What Is the Difference Between Old World and New World Wine?
Old World wines come from traditional European regions, while New World wines are produced outside Europe. More importantly, the distinction reflects differences in climate, tradition, and winemaking approach—shaping whether a wine emphasizes structure and place or fruit and expression.
In the simplest terms, Old World wines refer to those produced in traditional European regions such as France, Italy, and Spain, while New World wines come from countries like the United States, Australia, Chile, and South Africa. This geographic distinction is accurate, but it is incomplete, because it describes where wine is made without explaining how it is shaped. The more meaningful difference lies not in location alone, but in the underlying philosophy that guides production and interpretation.
Old World and New World wines represent two distinct orientations toward wine itself. Old World traditions tend to prioritize the expression of place—what the vineyard, climate, and season contribute—while New World approaches often emphasize the expression of fruit and the decisions made by the winemaker. This distinction is not absolute, but it provides a useful governing principle: one framework leans toward restraint and continuity, the other toward clarity and controlled expression. The result is not a binary division, but a set of tendencies that reveal themselves through structure, balance, and intent.
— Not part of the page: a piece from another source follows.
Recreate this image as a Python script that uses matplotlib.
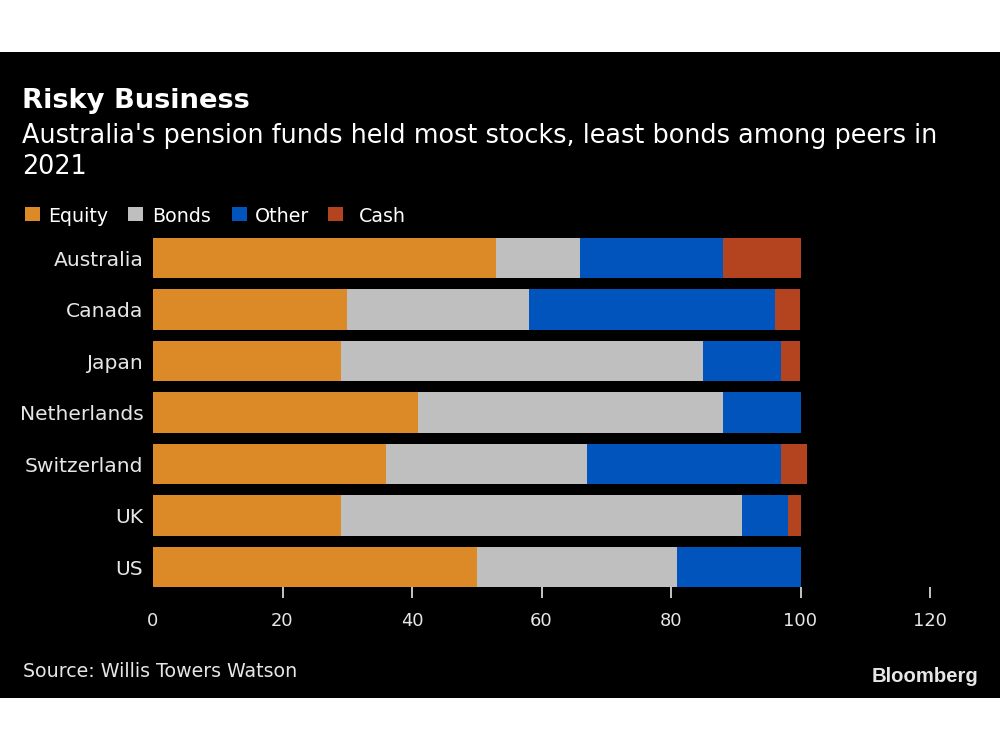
import matplotlib
matplotlib.use("Agg")
import matplotlib.pyplot as plt
from matplotlib.patches import Rectangle

plt.rcParams['font.family'] = ["DejaVu Sans"]

countries = ["Australia", "Canada", "Japan", "Netherlands", "Switzerland", "UK", "US"]
equity = [53, 30, 29, 41, 36, 29, 50]
bonds = [13, 28, 56, 47, 31, 62, 31]
other = [22, 38, 12, 12, 30, 7, 19]
cash = [12, 4, 3, 0, 4, 2, 0]
series_names = ["Equity", "Bonds", "Other", "Cash"]
colors = ["#DC8A28", "#BFBFBF", "#0054BC", "#B4441F"]
xticks = [0, 20, 40, 60, 80, 100, 120]

W, H = 1000, 750
fig = plt.figure(figsize=(10, 7.5), dpi=100)
fig.patch.set_facecolor("white")
renderer = fig.canvas.get_renderer()


def fy(py):
    return 1 - py / H


def fit(txt, width_px, **kw):
    """Return a font size making txt about width_px pixels wide."""
    size = 14.0
    for _ in range(3):
        t = fig.text(0, 0, txt, fontsize=size, **kw)
        w = t.get_window_extent(renderer).width
        t.remove()
        size *= width_px / w
    return size


fig.add_artist(Rectangle((0, fy(698)), 1, (698 - 52) / H, transform=fig.transFigure,
                         facecolor="black", edgecolor="none", zorder=0))

ax = fig.add_axes([153 / W, fy(598), (930 - 153) / W, (598 - 232.25) / H])
ax.set_facecolor("black")
ypos = list(range(len(countries)))
left = [0] * len(countries)
for vals, name, c in zip([equity, bonds, other, cash], series_names, colors):
    ax.barh(ypos, vals, left=left, height=0.78, color=c, label=name, zorder=2)
    left = [l + v for l, v in zip(left, vals)]

lab_size = fit("Australia", 90)
tick_size = fit("120", 34)
ax.set_xlim(0, 120)
ax.set_ylim(6.60, -0.5)
ax.set_yticks(ypos)
ax.set_yticklabels(countries, color="#E6E6E6", fontsize=lab_size)
ax.set_xticks(xticks)
ax.set_xticklabels([str(t) for t in xticks], color="#E6E6E6", fontsize=tick_size)
ax.tick_params(axis="y", length=0, pad=7)
ax.tick_params(axis="x", direction="in", length=8, width=1.2, color="#E6E6E6", pad=10)
ax.xaxis.get_major_ticks()[0].tick1line.set_visible(False)
for s in ax.spines.values():
    s.set_visible(False)

title = "Risky Business"
fig.text(22 / W, fy(108), title, color="white", fontsize=fit(title, 228, fontweight="bold"),
         fontweight="bold", va="baseline", ha="left")
sub1 = "Australia's pension funds held most stocks, least bonds among peers in"
sub_size = fit(sub1, 916)
fig.text(22 / W, fy(143), sub1, color="white", fontsize=sub_size, va="baseline", ha="left")
fig.text(22 / W, fy(174), "2021", color="white", fontsize=sub_size, va="baseline", ha="left")

# legend
sq_x = [25, 128, 232, 328]
tx_x = [48, 152, 255, 359]
leg_size = fit("Equity", 60)
for x0, x1, name, c in zip(sq_x, tx_x, series_names, colors):
    fig.add_artist(Rectangle((x0 / W, fy(221)), 15 / W, 14 / H, transform=fig.transFigure,
                             facecolor=c, edgecolor="none"))
    fig.text(x1 / W, fy(222), name, color="white", fontsize=leg_size, va="baseline", ha="left")

src = "Source: Willis Towers Watson"
fig.text(23 / W, fy(677), src, color="#E6E6E6", fontsize=fit(src, 275), va="baseline", ha="left")
fig.text(978 / W, fy(682), "Bloomberg", color="#E6E6E6",
         fontsize=fit("Bloomberg", 107, fontweight="bold", family="Liberation Sans"),
         fontweight="bold", family="Liberation Sans", va="baseline", ha="right")

fig.savefig("out.png", dpi=100, facecolor=fig.get_facecolor())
These tendencies begin in the vineyard, where climate plays a defining role. Many Old World regions operate within cooler or more moderate growing conditions, where grapes ripen slowly and retain higher levels of acidity. Slower ripening limits sugar accumulation, which in turn leads to wines with lower alcohol, firmer structure, and more restrained fruit expression. The resulting wines often feel linear and precise, with flavor emerging through tension rather than amplitude. In contrast, many New World regions benefit from warmer climates and longer growing seasons, allowing grapes to reach fuller ripeness. Increased sugar levels translate into higher alcohol, broader texture, and more pronounced fruit character, producing wines that feel more immediate and expansive on the palate.
Climate, however, does not act alone. Tradition and regulation shape how those conditions are interpreted. Old World winemaking is often governed by long-established systems that dictate permitted grape varieties, vineyard practices, and production methods. These frameworks are designed to preserve identity over time, ensuring that wines remain recognizable expressions of their region rather than reflections of individual preference. This is why Old World wines are frequently labeled by place—Bordeaux, Chianti, Rioja—rather than by grape variety. The expectation is that the wine communicates its origin before anything else.
New World winemaking follows a different logic, shaped by relative freedom from historical constraint. Producers are more likely to experiment with varietals, fermentation techniques, oak regimes, and blending decisions in pursuit of a desired style. Labels often emphasize grape variety—Cabernet Sauvignon, Chardonnay—reflecting a focus on the character of the fruit itself. This flexibility allows for stylistic clarity, where ripeness, texture, and aroma are shaped more directly through human decision. Fruit becomes more pronounced, oak influence may be more visible, and the wine often presents itself with greater immediacy, even when complexity is present.
These differences are often described in sensory terms, but those descriptions are outcomes rather than causes. Old World wines tend toward higher acidity, lower alcohol, and more subtle expressions that may suggest earth, herb, or mineral character. New World wines tend toward riper fruit, fuller body, and more overt aromatic intensity. These are not rigid rules, but recurring patterns that emerge from the interaction of climate, tradition, and intent. As global winemaking continues to evolve, these patterns have become less distinct, with New World producers pursuing greater restraint and Old World regions adapting to shifting climates and modern techniques.
What remains is not a strict classification, but a conceptual framework that helps organize how wine is understood. Old World and New World are best viewed as orientations rather than fixed categories—one rooted in continuity and place, the other in innovation and interpretation. Neither approach is inherently superior. Each represents a different method of structuring flavor, balancing the roles of nature and human influence.
For the drinker, the distinction becomes practical. Wines associated with Old World traditions often feel more structured and food-oriented, with acidity and restraint guiding the experience. Wines associated with New World approaches often feel more generous and immediately expressive, with fruit and texture taking a more prominent role. These impressions are not guarantees, but they provide a useful lens through which to anticipate style and intent.
For the producer, the distinction is more deliberate. It reflects a choice about how closely to follow the language of the land or how actively to shape it. That decision is influenced by climate, market, philosophy, and personal judgment, and it ultimately determines how the wine presents itself in the glass.
Seen clearly, Old World and New World are not opposing categories but complementary perspectives. They describe two ways of answering the same underlying question: how much of the wine should belong to the place, and how much should belong to the person making it.